### Exercise description
Please give the entries again in full and exactly, without any picture.

### Dataset excerpts
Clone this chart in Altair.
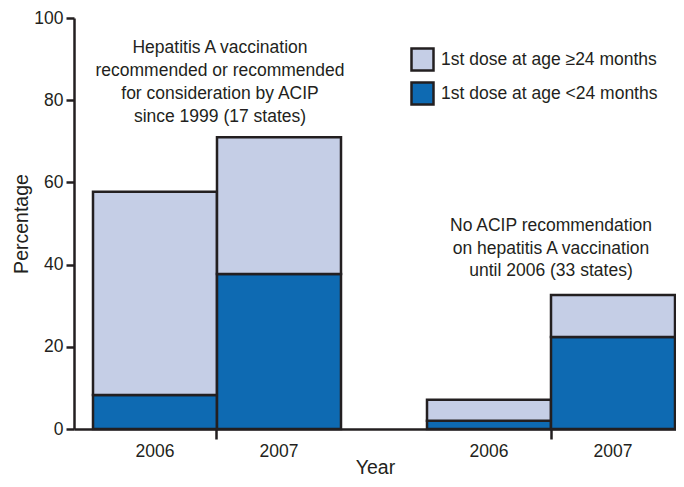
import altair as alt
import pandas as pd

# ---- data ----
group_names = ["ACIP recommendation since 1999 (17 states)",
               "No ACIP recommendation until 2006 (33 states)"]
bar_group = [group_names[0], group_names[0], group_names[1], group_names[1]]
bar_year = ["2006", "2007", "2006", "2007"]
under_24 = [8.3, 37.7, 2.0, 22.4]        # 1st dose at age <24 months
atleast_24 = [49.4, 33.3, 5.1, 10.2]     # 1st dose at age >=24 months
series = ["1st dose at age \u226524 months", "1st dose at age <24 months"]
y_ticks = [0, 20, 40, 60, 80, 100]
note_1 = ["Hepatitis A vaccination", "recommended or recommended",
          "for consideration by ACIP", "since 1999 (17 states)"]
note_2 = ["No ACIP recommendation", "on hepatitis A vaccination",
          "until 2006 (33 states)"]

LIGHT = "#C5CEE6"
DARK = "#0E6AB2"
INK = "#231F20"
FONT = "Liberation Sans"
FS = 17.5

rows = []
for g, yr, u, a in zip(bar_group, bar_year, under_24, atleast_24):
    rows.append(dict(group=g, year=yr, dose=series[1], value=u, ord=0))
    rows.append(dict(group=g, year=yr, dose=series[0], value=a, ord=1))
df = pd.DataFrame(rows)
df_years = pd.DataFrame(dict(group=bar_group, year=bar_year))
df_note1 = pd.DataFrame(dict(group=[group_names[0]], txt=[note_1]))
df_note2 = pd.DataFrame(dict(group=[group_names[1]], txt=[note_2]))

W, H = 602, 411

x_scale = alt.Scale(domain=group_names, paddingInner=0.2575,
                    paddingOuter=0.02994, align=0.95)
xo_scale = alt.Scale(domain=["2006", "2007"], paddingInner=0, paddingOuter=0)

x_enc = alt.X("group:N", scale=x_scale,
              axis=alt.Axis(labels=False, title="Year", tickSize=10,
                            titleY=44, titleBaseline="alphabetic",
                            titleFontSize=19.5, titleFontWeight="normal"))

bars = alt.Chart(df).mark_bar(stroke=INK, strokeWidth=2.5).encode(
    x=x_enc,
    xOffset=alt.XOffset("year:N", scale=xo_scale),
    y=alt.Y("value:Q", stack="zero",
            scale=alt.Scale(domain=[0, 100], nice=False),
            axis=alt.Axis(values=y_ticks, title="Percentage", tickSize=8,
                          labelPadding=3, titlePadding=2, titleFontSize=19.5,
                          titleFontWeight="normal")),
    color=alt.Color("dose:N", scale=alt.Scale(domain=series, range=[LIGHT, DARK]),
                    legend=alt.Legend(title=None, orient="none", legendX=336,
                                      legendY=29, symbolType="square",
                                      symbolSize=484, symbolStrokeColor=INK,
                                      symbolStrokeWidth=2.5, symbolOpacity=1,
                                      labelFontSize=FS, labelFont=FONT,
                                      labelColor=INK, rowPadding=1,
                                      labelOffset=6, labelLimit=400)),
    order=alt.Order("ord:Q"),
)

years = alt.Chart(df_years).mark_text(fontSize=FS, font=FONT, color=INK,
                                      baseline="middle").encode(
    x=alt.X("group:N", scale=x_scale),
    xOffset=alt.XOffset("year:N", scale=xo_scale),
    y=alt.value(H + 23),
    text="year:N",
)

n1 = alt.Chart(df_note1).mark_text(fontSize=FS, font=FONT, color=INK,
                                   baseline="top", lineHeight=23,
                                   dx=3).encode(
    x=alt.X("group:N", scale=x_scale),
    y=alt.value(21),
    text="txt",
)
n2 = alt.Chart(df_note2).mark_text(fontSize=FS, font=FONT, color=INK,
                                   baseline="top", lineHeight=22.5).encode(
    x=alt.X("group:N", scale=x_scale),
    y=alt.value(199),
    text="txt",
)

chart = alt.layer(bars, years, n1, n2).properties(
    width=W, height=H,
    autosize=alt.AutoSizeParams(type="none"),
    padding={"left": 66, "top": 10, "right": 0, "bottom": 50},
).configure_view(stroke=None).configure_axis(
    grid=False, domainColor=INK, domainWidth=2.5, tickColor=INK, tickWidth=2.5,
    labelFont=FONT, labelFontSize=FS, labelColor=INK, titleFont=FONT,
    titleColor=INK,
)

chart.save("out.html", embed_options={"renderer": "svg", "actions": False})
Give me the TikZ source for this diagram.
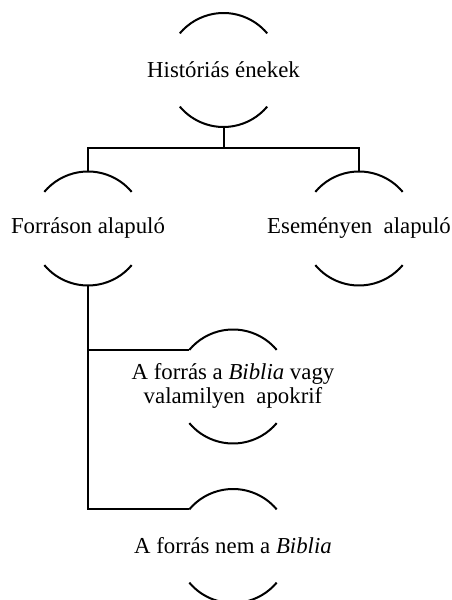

### Response
Clone this chart in Altair.
import altair as alt
import pandas as pd

# ---- data ----
group_names = ["ACIP recommendation since 1999 (17 states)",
               "No ACIP recommendation until 2006 (33 states)"]
bar_group = [group_names[0], group_names[0], group_names[1], group_names[1]]
bar_year = ["2006", "2007", "2006", "2007"]
under_24 = [8.3, 37.7, 2.0, 22.4]        # 1st dose at age <24 months
atleast_24 = [49.4, 33.3, 5.1, 10.2]     # 1st dose at age >=24 months
series = ["1st dose at age \u226524 months", "1st dose at age <24 months"]
y_ticks = [0, 20, 40, 60, 80, 100]
note_1 = ["Hepatitis A vaccination", "recommended or recommended",
          "for consideration by ACIP", "since 1999 (17 states)"]
note_2 = ["No ACIP recommendation", "on hepatitis A vaccination",
          "until 2006 (33 states)"]

LIGHT = "#C5CEE6"
DARK = "#0E6AB2"
INK = "#231F20"
FONT = "Liberation Sans"
FS = 17.5

rows = []
for g, yr, u, a in zip(bar_group, bar_year, under_24, atleast_24):
    rows.append(dict(group=g, year=yr, dose=series[1], value=u, ord=0))
    rows.append(dict(group=g, year=yr, dose=series[0], value=a, ord=1))
df = pd.DataFrame(rows)
df_years = pd.DataFrame(dict(group=bar_group, year=bar_year))
df_note1 = pd.DataFrame(dict(group=[group_names[0]], txt=[note_1]))
df_note2 = pd.DataFrame(dict(group=[group_names[1]], txt=[note_2]))

W, H = 602, 411

x_scale = alt.Scale(domain=group_names, paddingInner=0.2575,
                    paddingOuter=0.02994, align=0.95)
xo_scale = alt.Scale(domain=["2006", "2007"], paddingInner=0, paddingOuter=0)

x_enc = alt.X("group:N", scale=x_scale,
              axis=alt.Axis(labels=False, title="Year", tickSize=10,
                            titleY=44, titleBaseline="alphabetic",
                            titleFontSize=19.5, titleFontWeight="normal"))

bars = alt.Chart(df).mark_bar(stroke=INK, strokeWidth=2.5).encode(
    x=x_enc,
    xOffset=alt.XOffset("year:N", scale=xo_scale),
    y=alt.Y("value:Q", stack="zero",
            scale=alt.Scale(domain=[0, 100], nice=False),
            axis=alt.Axis(values=y_ticks, title="Percentage", tickSize=8,
                          labelPadding=3, titlePadding=2, titleFontSize=19.5,
                          titleFontWeight="normal")),
    color=alt.Color("dose:N", scale=alt.Scale(domain=series, range=[LIGHT, DARK]),
                    legend=alt.Legend(title=None, orient="none", legendX=336,
                                      legendY=29, symbolType="square",
                                      symbolSize=484, symbolStrokeColor=INK,
                                      symbolStrokeWidth=2.5, symbolOpacity=1,
                                      labelFontSize=FS, labelFont=FONT,
                                      labelColor=INK, rowPadding=1,
                                      labelOffset=6, labelLimit=400)),
    order=alt.Order("ord:Q"),
)

years = alt.Chart(df_years).mark_text(fontSize=FS, font=FONT, color=INK,
                                      baseline="middle").encode(
    x=alt.X("group:N", scale=x_scale),
    xOffset=alt.XOffset("year:N", scale=xo_scale),
    y=alt.value(H + 23),
    text="year:N",
)

n1 = alt.Chart(df_note1).mark_text(fontSize=FS, font=FONT, color=INK,
                                   baseline="top", lineHeight=23,
                                   dx=3).encode(
    x=alt.X("group:N", scale=x_scale),
    y=alt.value(21),
    text="txt",
)
n2 = alt.Chart(df_note2).mark_text(fontSize=FS, font=FONT, color=INK,
                                   baseline="top", lineHeight=22.5).encode(
    x=alt.X("group:N", scale=x_scale),
    y=alt.value(199),
    text="txt",
)

chart = alt.layer(bars, years, n1, n2).properties(
    width=W, height=H,
    autosize=alt.AutoSizeParams(type="none"),
    padding={"left": 66, "top": 10, "right": 0, "bottom": 50},
).configure_view(stroke=None).configure_axis(
    grid=False, domainColor=INK, domainWidth=2.5, tickColor=INK, tickWidth=2.5,
    labelFont=FONT, labelFontSize=FS, labelColor=INK, titleFont=FONT,
    titleColor=INK,
)

chart.save("out.html", embed_options={"renderer": "svg", "actions": False})
Give me the TikZ source for this diagram.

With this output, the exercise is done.